Written task
Write out the full set of records exactly. Any pictures in them do not belong in the copy.

** Start Data shown **

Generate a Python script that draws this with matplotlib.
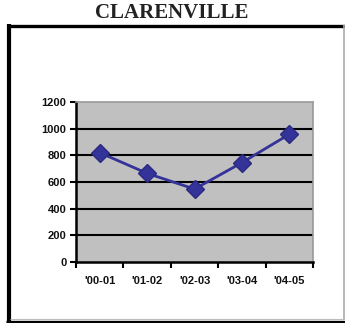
import matplotlib
matplotlib.use("Agg")
import matplotlib.pyplot as plt
from matplotlib.lines import Line2D

# donnees
saisons = ["'00-01", "'01-02", "'02-03", "'03-04", "'04-05"]
valeurs = [820, 665, 547, 745, 958]
graduations = [0, 200, 400, 600, 800, 1000, 1200]

W, H = 345, 323
fig = plt.figure(figsize=(W / 100, H / 100), dpi=100)
fig.patch.set_facecolor("white")

# cadre autour du graphique
def ligne(x0, y0, x1, y1, lw, col):
    fig.add_artist(Line2D([x0 / W, x1 / W], [1 - y0 / H, 1 - y1 / H],
                          transform=fig.transFigure, lw=lw, color=col,
                          solid_capstyle="butt"))

ligne(8.5, 25.5, W, 25.5, 2.4, "black")
ligne(8.5, 24, 8.5, H, 3.0, "black")
ligne(6, 321.5, W, 321.5, 2.4, "black")
ligne(343.5, 25, 343.5, 320, 1.2, "#aaaaaa")
ligne(10, 318.5, 343, 318.5, 0.8, "#bbbbbb")

fig.text(172 / W, 1 - 12.5 / H, "CLARENVILLE", ha="center", va="center",
         family="Liberation Serif", fontweight="bold", fontsize=15, color="#222222")

# zone de tracé
x0, x1 = 76, 313
y0, y1 = 102, 262
ax = fig.add_axes([x0 / W, 1 - y1 / H, (x1 - x0) / W, (y1 - y0) / H])
ax.set_facecolor("#c0c0c0")

pos = list(range(len(saisons)))
ax.plot(pos, valeurs, color="#333399", lw=2, marker="D", markersize=9,
        markerfacecolor="#333399", markeredgecolor="#2a2a80", zorder=3)

ax.set_xlim(-0.5, len(saisons) - 0.5)
ax.set_ylim(0, 1200)
ax.set_yticks(graduations)
for g in graduations[1:-1]:
    ax.axhline(g, color="black", lw=1.5, zorder=1)

ax.set_xticks([p - 0.5 for p in range(len(saisons) + 1)])
ax.set_xticklabels([])
ax.set_xticks(pos, minor=True)
ax.set_xticklabels(saisons, minor=True)
ax.tick_params(axis="x", which="minor", length=0, pad=10)
ax.tick_params(axis="x", which="major", length=4, width=1.5, direction="out")
ax.tick_params(axis="y", length=4, width=1.5, direction="out", pad=3)

for lab in ax.get_yticklabels() + ax.get_xticklabels(minor=True):
    lab.set_fontsize(8)
    lab.set_fontweight("bold")
    lab.set_family("Liberation Sans")
    lab.set_color("#111111")

ax.spines["left"].set_linewidth(1.8)
ax.spines["bottom"].set_linewidth(1.8)
ax.spines["top"].set_color("#999999")
ax.spines["right"].set_color("#999999")
ax.spines["top"].set_linewidth(1.2)
ax.spines["right"].set_linewidth(1.2)

fig.savefig("out.png", dpi=100)
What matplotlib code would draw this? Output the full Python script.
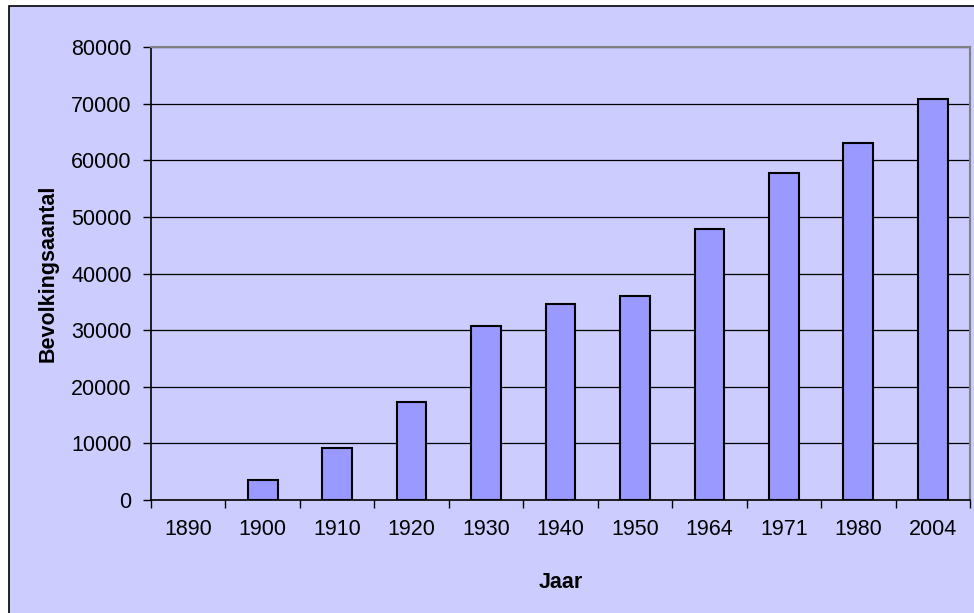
import numpy as np
import matplotlib.pyplot as plt
from matplotlib.patches import Rectangle

plt.rcParams['font.family'] = ['Liberation Sans', 'DejaVu Sans']

# data
jaren = ['1890', '1900', '1910', '1920', '1930', '1940', '1950', '1964', '1971', '1980', '2004']
bevolking = [0, 3500, 9150, 17300, 30700, 34600, 36000, 47900, 57800, 63100, 70800]

bg = '#CCCCFF'

fig = plt.figure(figsize=(9.74, 6.13), dpi=100)
fig.patch.set_facecolor('white')

# chart area with black left/top border (rest runs off the image)
fig.patches.append(Rectangle((9 / 974, -0.1), 1.1, 1 - 6.5 / 613 + 0.1,
                             transform=fig.transFigure, facecolor=bg,
                             edgecolor='black', linewidth=1.2, zorder=-10))

ax = fig.add_axes([151 / 974, 1 - 500 / 613, (970 - 151) / 974, (500 - 47) / 613])
ax.set_zorder(1)
ax.set_facecolor(bg)

x = np.arange(len(jaren))
bars = ax.bar(x, bevolking, width=0.4, color='#9999FF', edgecolor='black', linewidth=1.5, zorder=3)
# empty bar draws nothing
for b, v in zip(bars, bevolking):
    if v == 0:
        b.set_edgecolor('none')

ax.set_xlim(-0.5, len(jaren) - 0.5)
ax.set_ylim(0, 80000)

# y axis
ax.set_yticks(np.arange(0, 80001, 10000))
ax.tick_params(axis='y', direction='out', length=6, width=1, pad=8, labelsize=15.5)
ax.grid(axis='y', color='black', linewidth=0.9, zorder=1)

# x axis: ticks between categories, labels centered
ax.set_xticks(np.arange(-0.5, len(jaren), 1.0))
ax.set_xticklabels([])
ax.set_xticks(x, minor=True)
ax.set_xticklabels(jaren, minor=True)
ax.tick_params(axis='x', which='major', direction='out', length=6, width=1)
ax.tick_params(axis='x', which='minor', length=0, pad=14, labelsize=15.5)

for s in ['left', 'bottom']:
    ax.spines[s].set_color('black')
    ax.spines[s].set_linewidth(1.2)
for s in ['top', 'right']:
    ax.spines[s].set_color('#808080')
    ax.spines[s].set_linewidth(1.5)

ax.set_xlabel('Jaar', fontsize=15.5, fontweight='bold', labelpad=23)
ax.set_ylabel('Bevolkingsaantal', fontsize=15.5, fontweight='bold', labelpad=9)

plt.savefig('out.png', dpi=100, facecolor=fig.get_facecolor())
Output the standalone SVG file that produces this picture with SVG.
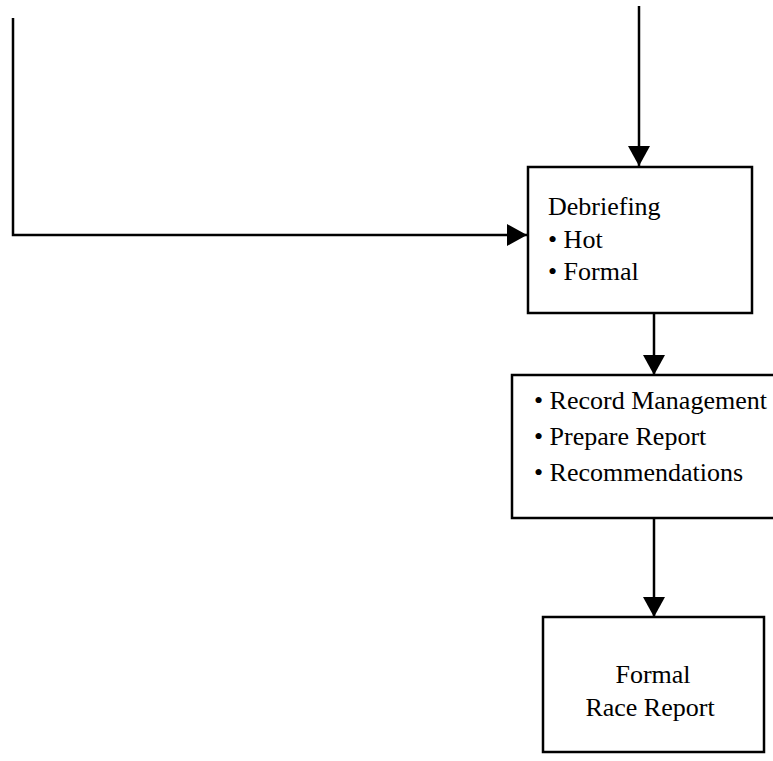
<svg xmlns="http://www.w3.org/2000/svg" width="773" height="761" viewBox="0 0 773 761">
  <style>
    .box { fill: #fff; stroke: #000; stroke-width: 2.5; }
    .wire { fill: none; stroke: #000; stroke-width: 2.5; }
    .lbl { font-family: "Liberation Serif", "Times New Roman", serif; font-size: 26px; fill: #000; }
  </style>
  <defs>
    <marker id="head" viewBox="0 0 20 22" refX="20" refY="11" markerWidth="20" markerHeight="22" markerUnits="userSpaceOnUse" orient="auto">
      <path d="M0,0 L20,11 L0,22 Z" fill="#000"/>
    </marker>
  </defs>
  <rect width="773" height="761" fill="#fff"/>

  <!-- connectors -->
  <g id="connectors">
    <path class="wire" d="M13,18 V235 H527" marker-end="url(#head)"/>
    <path class="wire" d="M639,6 V166" marker-end="url(#head)"/>
    <path class="wire" d="M654,313 V375" marker-end="url(#head)"/>
    <path class="wire" d="M654,518 V617" marker-end="url(#head)"/>
  </g>

  <g id="debriefing">
    <rect class="box" x="528" y="167" width="224" height="146"/>
    <text class="lbl" x="548" y="215">Debriefing</text>
    <text class="lbl" x="548" y="248">• Hot</text>
    <text class="lbl" x="548" y="280">• Formal</text>
  </g>

  <g id="reporting">
    <rect class="box" x="512" y="375" width="280" height="143"/>
    <text class="lbl" x="534" y="409">• Record Management</text>
    <text class="lbl" x="534" y="445">• Prepare Report</text>
    <text class="lbl" x="534" y="481">• Recommendations</text>
  </g>

  <g id="race-report">
    <rect class="box" x="543" y="617" width="221" height="135"/>
    <text class="lbl" x="653" y="683" text-anchor="middle">Formal</text>
    <text class="lbl" x="650" y="716" text-anchor="middle">Race Report</text>
  </g>
</svg>
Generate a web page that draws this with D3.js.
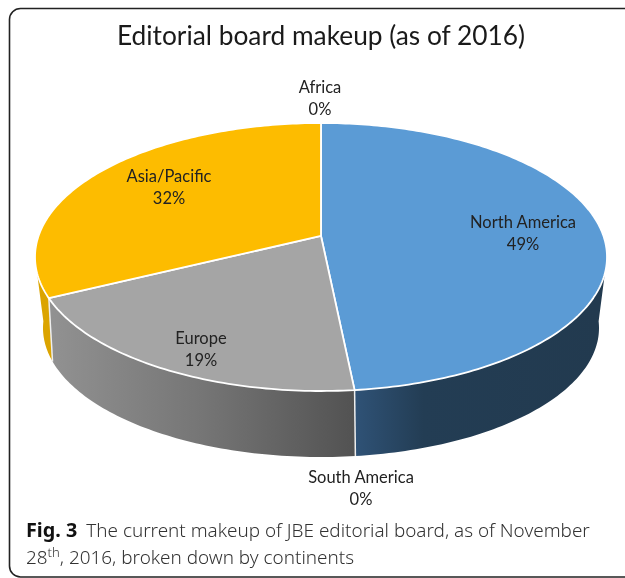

** End Data shown **

Final result
Generate a Python script that draws this with matplotlib.
import matplotlib
matplotlib.use("Agg")
import matplotlib.pyplot as plt
from matplotlib.lines import Line2D

# donnees
saisons = ["'00-01", "'01-02", "'02-03", "'03-04", "'04-05"]
valeurs = [820, 665, 547, 745, 958]
graduations = [0, 200, 400, 600, 800, 1000, 1200]

W, H = 345, 323
fig = plt.figure(figsize=(W / 100, H / 100), dpi=100)
fig.patch.set_facecolor("white")

# cadre autour du graphique
def ligne(x0, y0, x1, y1, lw, col):
    fig.add_artist(Line2D([x0 / W, x1 / W], [1 - y0 / H, 1 - y1 / H],
                          transform=fig.transFigure, lw=lw, color=col,
                          solid_capstyle="butt"))

ligne(8.5, 25.5, W, 25.5, 2.4, "black")
ligne(8.5, 24, 8.5, H, 3.0, "black")
ligne(6, 321.5, W, 321.5, 2.4, "black")
ligne(343.5, 25, 343.5, 320, 1.2, "#aaaaaa")
ligne(10, 318.5, 343, 318.5, 0.8, "#bbbbbb")

fig.text(172 / W, 1 - 12.5 / H, "CLARENVILLE", ha="center", va="center",
         family="Liberation Serif", fontweight="bold", fontsize=15, color="#222222")

# zone de tracé
x0, x1 = 76, 313
y0, y1 = 102, 262
ax = fig.add_axes([x0 / W, 1 - y1 / H, (x1 - x0) / W, (y1 - y0) / H])
ax.set_facecolor("#c0c0c0")

pos = list(range(len(saisons)))
ax.plot(pos, valeurs, color="#333399", lw=2, marker="D", markersize=9,
        markerfacecolor="#333399", markeredgecolor="#2a2a80", zorder=3)

ax.set_xlim(-0.5, len(saisons) - 0.5)
ax.set_ylim(0, 1200)
ax.set_yticks(graduations)
for g in graduations[1:-1]:
    ax.axhline(g, color="black", lw=1.5, zorder=1)

ax.set_xticks([p - 0.5 for p in range(len(saisons) + 1)])
ax.set_xticklabels([])
ax.set_xticks(pos, minor=True)
ax.set_xticklabels(saisons, minor=True)
ax.tick_params(axis="x", which="minor", length=0, pad=10)
ax.tick_params(axis="x", which="major", length=4, width=1.5, direction="out")
ax.tick_params(axis="y", length=4, width=1.5, direction="out", pad=3)

for lab in ax.get_yticklabels() + ax.get_xticklabels(minor=True):
    lab.set_fontsize(8)
    lab.set_fontweight("bold")
    lab.set_family("Liberation Sans")
    lab.set_color("#111111")

ax.spines["left"].set_linewidth(1.8)
ax.spines["bottom"].set_linewidth(1.8)
ax.spines["top"].set_color("#999999")
ax.spines["right"].set_color("#999999")
ax.spines["top"].set_linewidth(1.2)
ax.spines["right"].set_linewidth(1.2)

fig.savefig("out.png", dpi=100)
What matplotlib code would draw this? Output the full Python script.
import numpy as np
import matplotlib.pyplot as plt
from matplotlib.patches import Rectangle

plt.rcParams['font.family'] = ['Liberation Sans', 'DejaVu Sans']

# data
jaren = ['1890', '1900', '1910', '1920', '1930', '1940', '1950', '1964', '1971', '1980', '2004']
bevolking = [0, 3500, 9150, 17300, 30700, 34600, 36000, 47900, 57800, 63100, 70800]

bg = '#CCCCFF'

fig = plt.figure(figsize=(9.74, 6.13), dpi=100)
fig.patch.set_facecolor('white')

# chart area with black left/top border (rest runs off the image)
fig.patches.append(Rectangle((9 / 974, -0.1), 1.1, 1 - 6.5 / 613 + 0.1,
                             transform=fig.transFigure, facecolor=bg,
                             edgecolor='black', linewidth=1.2, zorder=-10))

ax = fig.add_axes([151 / 974, 1 - 500 / 613, (970 - 151) / 974, (500 - 47) / 613])
ax.set_zorder(1)
ax.set_facecolor(bg)

x = np.arange(len(jaren))
bars = ax.bar(x, bevolking, width=0.4, color='#9999FF', edgecolor='black', linewidth=1.5, zorder=3)
# empty bar draws nothing
for b, v in zip(bars, bevolking):
    if v == 0:
        b.set_edgecolor('none')

ax.set_xlim(-0.5, len(jaren) - 0.5)
ax.set_ylim(0, 80000)

# y axis
ax.set_yticks(np.arange(0, 80001, 10000))
ax.tick_params(axis='y', direction='out', length=6, width=1, pad=8, labelsize=15.5)
ax.grid(axis='y', color='black', linewidth=0.9, zorder=1)

# x axis: ticks between categories, labels centered
ax.set_xticks(np.arange(-0.5, len(jaren), 1.0))
ax.set_xticklabels([])
ax.set_xticks(x, minor=True)
ax.set_xticklabels(jaren, minor=True)
ax.tick_params(axis='x', which='major', direction='out', length=6, width=1)
ax.tick_params(axis='x', which='minor', length=0, pad=14, labelsize=15.5)

for s in ['left', 'bottom']:
    ax.spines[s].set_color('black')
    ax.spines[s].set_linewidth(1.2)
for s in ['top', 'right']:
    ax.spines[s].set_color('#808080')
    ax.spines[s].set_linewidth(1.5)

ax.set_xlabel('Jaar', fontsize=15.5, fontweight='bold', labelpad=23)
ax.set_ylabel('Bevolkingsaantal', fontsize=15.5, fontweight='bold', labelpad=9)

plt.savefig('out.png', dpi=100, facecolor=fig.get_facecolor())
Output the standalone SVG file that produces this picture with SVG.
<svg xmlns="http://www.w3.org/2000/svg" width="773" height="761" viewBox="0 0 773 761">
  <style>
    .box { fill: #fff; stroke: #000; stroke-width: 2.5; }
    .wire { fill: none; stroke: #000; stroke-width: 2.5; }
    .lbl { font-family: "Liberation Serif", "Times New Roman", serif; font-size: 26px; fill: #000; }
  </style>
  <defs>
    <marker id="head" viewBox="0 0 20 22" refX="20" refY="11" markerWidth="20" markerHeight="22" markerUnits="userSpaceOnUse" orient="auto">
      <path d="M0,0 L20,11 L0,22 Z" fill="#000"/>
    </marker>
  </defs>
  <rect width="773" height="761" fill="#fff"/>

  <!-- connectors -->
  <g id="connectors">
    <path class="wire" d="M13,18 V235 H527" marker-end="url(#head)"/>
    <path class="wire" d="M639,6 V166" marker-end="url(#head)"/>
    <path class="wire" d="M654,313 V375" marker-end="url(#head)"/>
    <path class="wire" d="M654,518 V617" marker-end="url(#head)"/>
  </g>

  <g id="debriefing">
    <rect class="box" x="528" y="167" width="224" height="146"/>
    <text class="lbl" x="548" y="215">Debriefing</text>
    <text class="lbl" x="548" y="248">• Hot</text>
    <text class="lbl" x="548" y="280">• Formal</text>
  </g>

  <g id="reporting">
    <rect class="box" x="512" y="375" width="280" height="143"/>
    <text class="lbl" x="534" y="409">• Record Management</text>
    <text class="lbl" x="534" y="445">• Prepare Report</text>
    <text class="lbl" x="534" y="481">• Recommendations</text>
  </g>

  <g id="race-report">
    <rect class="box" x="543" y="617" width="221" height="135"/>
    <text class="lbl" x="653" y="683" text-anchor="middle">Formal</text>
    <text class="lbl" x="650" y="716" text-anchor="middle">Race Report</text>
  </g>
</svg>
Generate a web page that draws this with D3.js.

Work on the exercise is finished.